— begin DATA EXCERPT —

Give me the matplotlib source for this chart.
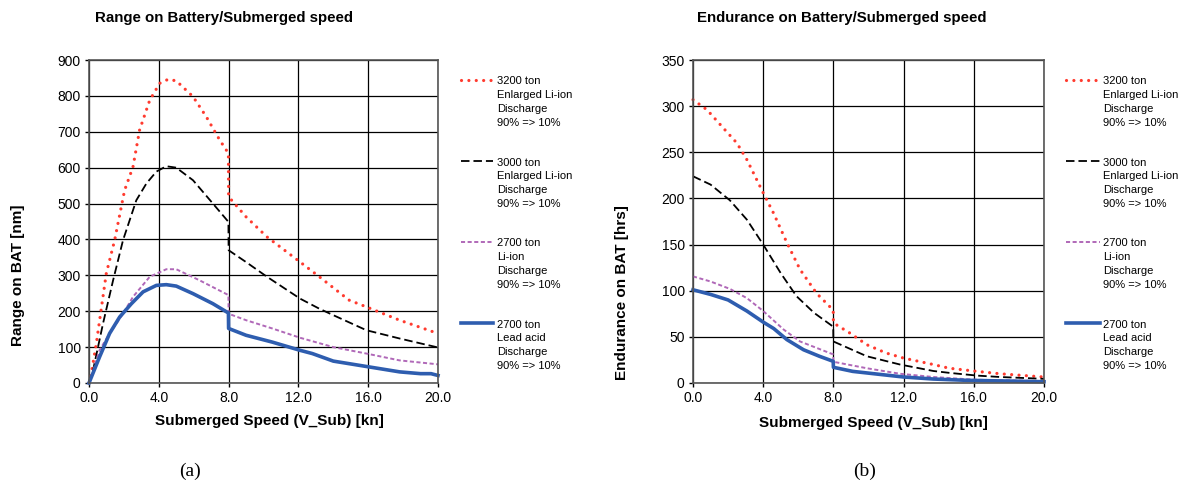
"""Battery range and endurance versus submerged speed for four submarine configurations."""

import matplotlib.pyplot as plt
from matplotlib.lines import Line2D

plt.rcParams["font.family"] = ["Liberation Sans", "DejaVu Sans"]

# Range on battery [nm] vs. speed [kn]
range_3200_x = [0.0, 0.13, 0.42, 0.99, 1.47, 2.04, 2.52, 2.9, 3.48, 4.05, 4.53, 5.0, 5.96, 6.72, 7.49, 7.99,
                8.0, 9.0, 10.2, 12.1, 13.2, 14.9, 15.9, 17.8, 20.0]
range_3200_y = [0, 26, 110, 305, 398, 537, 602, 705, 788, 835, 846, 842, 798, 742, 677, 640,
                519, 463, 407, 337, 296, 231, 212, 175, 138]

range_3000_x = [0.0, 0.23, 0.8, 1.38, 1.95, 2.71, 3.29, 3.86, 4.43, 5.0, 5.96, 7.1, 7.99,
                8.0, 9.0, 10.2, 12.1, 13.2, 14.0, 15.9, 17.8, 20.0]
range_3000_y = [0, 35, 165, 286, 398, 509, 556, 589, 604, 600, 565, 500, 449,
                370, 337, 296, 235, 207, 189, 147, 124, 99]

range_2700li_x = [0.0, 0.13, 0.6, 1.18, 1.95, 2.52, 3.48, 4.43, 5.0, 6.34, 7.99,
                  8.0, 9.0, 10.5, 12.1, 14.0, 15.9, 17.8, 20.0]
range_2700li_y = [0, 17, 91, 138, 193, 240, 296, 317, 317, 286, 245,
                  193, 175, 152, 126, 100, 82, 63, 52]

range_2700pb_x = [0.0, 0.6, 1.18, 1.76, 2.43, 3.1, 3.86, 4.43, 5.0, 5.96, 7.1, 7.99,
                  8.0, 9.0, 10.5, 12.1, 12.8, 14.0, 15.9, 17.8, 19.0, 19.6, 20.0]
range_2700pb_y = [0, 72, 138, 184, 221, 254, 272, 274, 270, 249, 221, 195,
                  152, 133, 114, 91, 82, 61, 46, 31, 26, 26, 21]

# Endurance on battery [hrs] vs. speed [kn]
endu_3200_x = [0.0, 0.8, 1.74, 2.5, 3.07, 4.0, 4.59, 5.35, 6.1, 7.05, 7.99,
               8.0, 8.95, 9.9, 11.0, 12.0, 13.7, 14.6, 16.0, 17.5, 20.0]
endu_3200_y = [307, 296, 276, 260, 242, 206, 184, 152, 123, 97, 79,
               65, 54, 41.5, 32.5, 27, 20, 16, 13, 10, 6.5]

endu_3000_x = [0.0, 1.0, 2.1, 3.07, 4.0, 5.0, 5.9, 6.9, 7.99,
               8.0, 9.9, 11.8, 13.7, 14.6, 16.2, 17.5, 20.0]
endu_3000_y = [224, 215, 198, 177, 150, 119, 94, 76, 61,
               45, 29, 20, 13, 11, 8, 6.5, 4.5]

endu_2700li_x = [0.0, 1.0, 2.1, 3.07, 4.0, 5.16, 6.1, 7.99,
                 8.0, 9.9, 11.8, 13.7, 16.0, 20.0]
endu_2700li_y = [115.5, 110, 102, 92, 78, 58, 45, 31,
                 23, 16, 10, 6.5, 3.6, 2]

endu_2700pb_x = [0.0, 1.0, 2.0, 3.07, 4.0, 4.6, 5.35, 6.3, 7.2, 7.99,
                 8.0, 9.1, 10.8, 12.0, 13.7, 15.6, 20.0]
endu_2700pb_y = [101, 96, 90, 78, 66, 59, 47, 36, 29, 23.5,
                 17, 12.6, 9, 6.5, 4.3, 2.9, 1.4]

labels = [
    "3200 ton\nEnlarged Li-ion\nDischarge\n90% => 10%",
    "3000 ton\nEnlarged Li-ion\nDischarge\n90% => 10%",
    "2700 ton\nLi-ion\nDischarge\n90% => 10%",
    "2700 ton\nLead acid\nDischarge\n90% => 10%",
]

styles = [
    dict(color="#FF3B2F", lw=2.3, ls=(0, (0.01, 2.3)), dash_capstyle="round"),
    dict(color="black", lw=1.3, ls=(0, (4.7, 2.2))),
    dict(color="#B068B8", lw=1.4, ls=(0, (2.1, 1.3))),
    dict(color="#2E5DAF", lw=2.6, ls="-"),
]

W, H = 1179, 491
fig = plt.figure(figsize=(W / 100, H / 100), dpi=100)


def px_rect(x0, x1, y0, y1):
    return [x0 / W, 1 - y1 / H, (x1 - x0) / W, (y1 - y0) / H]


def setup_axes(ax, ymax, ystep, ylabel, xlab_pos, ylab_pos):
    ax.set_xlim(0, 20)
    ax.set_ylim(0, ymax)
    ax.set_xticks([0, 4, 8, 12, 16, 20])
    ax.set_xticklabels(["0.0", "4.0", "8.0", "12.0", "16.0", "20.0"])
    ax.set_yticks(range(0, ymax + 1, ystep))
    ax.grid(True, color="black", lw=0.9)
    ax.set_axisbelow(True)
    for s in ax.spines.values():
        s.set_color("#555555")
        s.set_linewidth(1.2)
    ax.tick_params(labelsize=10, length=3, width=1, color="black", pad=3)
    ax.set_xlabel("Submerged Speed (V_Sub) [kn]", fontsize=11, fontweight="bold", va="center")
    ax.set_ylabel(ylabel, fontsize=11, fontweight="bold", va="center")
    ax.xaxis.set_label_coords(*xlab_pos)
    ax.yaxis.set_label_coords(*ylab_pos)


def draw_legend(x_line0, x_line1, x_text):
    for i, (lab, st) in enumerate(zip(labels, styles)):
        y = 79.5 + i * 81
        fig.add_artist(Line2D([x_line0 / W, x_line1 / W], [1 - y / H, 1 - y / H], **st))
        fig.text(x_text / W, 1 - (y - 3) / H, lab, fontsize=8, va="top", ha="left",
                 linespacing=1.47)


# (a) range
ax1 = fig.add_axes(px_rect(89, 438, 60, 383))
setup_axes(ax1, 900, 100, "Range on BAT [nm]", (0.516, -0.118), (-0.203, 0.334))
for xs, ys, st in zip([range_3200_x, range_3000_x, range_2700li_x, range_2700pb_x],
                      [range_3200_y, range_3000_y, range_2700li_y, range_2700pb_y], styles):
    ax1.plot(xs, ys, clip_on=False, **st)
fig.text(95 / W, 1 - 18 / H, "Range on Battery/Submerged speed", fontsize=10.8,
         fontweight="bold", va="center")
draw_legend(461, 493, 497)
fig.text(190 / W, 1 - 471 / H, "(a)", fontsize=14, family="Liberation Serif",
         ha="center", va="center")

# (b) endurance
ax2 = fig.add_axes(px_rect(693, 1044, 60, 383))
setup_axes(ax2, 350, 50, "Endurance on BAT [hrs]", (0.513, -0.124), (-0.202, 0.28))
for xs, ys, st in zip([endu_3200_x, endu_3000_x, endu_2700li_x, endu_2700pb_x],
                      [endu_3200_y, endu_3000_y, endu_2700li_y, endu_2700pb_y], styles):
    ax2.plot(xs, ys, clip_on=False, **st)
fig.text(697 / W, 1 - 18 / H, "Endurance on Battery/Submerged speed", fontsize=10.8,
         fontweight="bold", va="center")
draw_legend(1066, 1100, 1103)
fig.text(865 / W, 1 - 471 / H, "(b)", fontsize=14, family="Liberation Serif",
         ha="center", va="center")

fig.savefig("out.png", dpi=100)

— end DATA EXCERPT —

### TASK DETAILS
From the first line of the listing above, repeat every line through the one holding "519, 463, 407, 337, 296, 231, 212, 175, 138]". Both ends count, and pictures stay out.

### OUTPUT FOR THIS TASK
Give me the matplotlib source for this chart.
"""Battery range and endurance versus submerged speed for four submarine configurations."""

import matplotlib.pyplot as plt
from matplotlib.lines import Line2D

plt.rcParams["font.family"] = ["Liberation Sans", "DejaVu Sans"]

# Range on battery [nm] vs. speed [kn]
range_3200_x = [0.0, 0.13, 0.42, 0.99, 1.47, 2.04, 2.52, 2.9, 3.48, 4.05, 4.53, 5.0, 5.96, 6.72, 7.49, 7.99,
                8.0, 9.0, 10.2, 12.1, 13.2, 14.9, 15.9, 17.8, 20.0]
range_3200_y = [0, 26, 110, 305, 398, 537, 602, 705, 788, 835, 846, 842, 798, 742, 677, 640,
                519, 463, 407, 337, 296, 231, 212, 175, 138]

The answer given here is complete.